The grid is is more stable then most people think it goes in and out a lot because of weather patterns all the time. It is quite easy to route around problems with automatic switching. The terrorists would have to know precice locations to strike based not only on loading conditions (time of year), but also based on the switching patterns available to operators in the control facilities of transmission companies. Also 0.04 * 10287 is roughly 411 substations. Assuming a small 3 man team for each sub that is still 1200 people. That's a lot of people and coordination. However, the biggest problem resulting from such an attack would probably be the time it takes to get a new power transformer let alone 400. This seems like an unlikely possibility; especially if you consider that they want to kill Americans not just inconvenience them.

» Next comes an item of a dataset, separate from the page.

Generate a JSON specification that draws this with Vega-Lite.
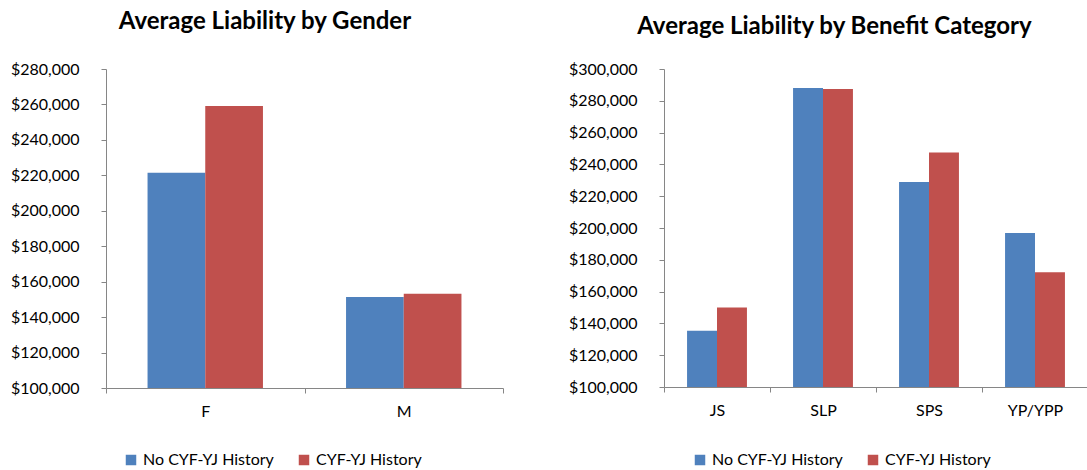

What patent nonsense. I am stunned that these so called educated individuals would misapply network graph theory as they did. Electric power systems are NOT pipelines or road networks--graph theory has limited applicability to an electric power system. The tools of use should be load flow and (possibly) stability software. I imagine that these people have never heard of remedial action schemes or special protection schemes either. I believe they are probably quite ignorant of the planning or operating practices of a typical large utility. The electric power system in the United States is not third world, nor is it particularly vulnerable. In case you have not noticed Mother Nature beats up these systems on a regular basis and they seem to perform well enough.
The post about the level of effort to really bust up the power system is quite relevant--last I looked (out my office window) a substation is a BIG place, three people per station might be a little light to get the job done. Any attack like this would have to coordinated and timed perfectly as well--we would notice the lights going out. Attacks of this nature are things that only governments can pull off--we have a name for this, military invasions. After staring down the Soviet Union for 70 plus years I don't think some terrorists are going to be much of a problem to defeat.
Clearly the stabilization of voltage resides with power grid regulation. CLEAN power regulation.
the person who is saying it would take more than a person or two to disable a substation is, in my opinion dead wrong. A rifle is the tool needed and ONE person can cause serious damage and doesn't even need to be close by. Substations need to be walled in to eliminate the possibility of causing massive damage and massive outages with bullets. Cheap and effective solution to a major potential problem.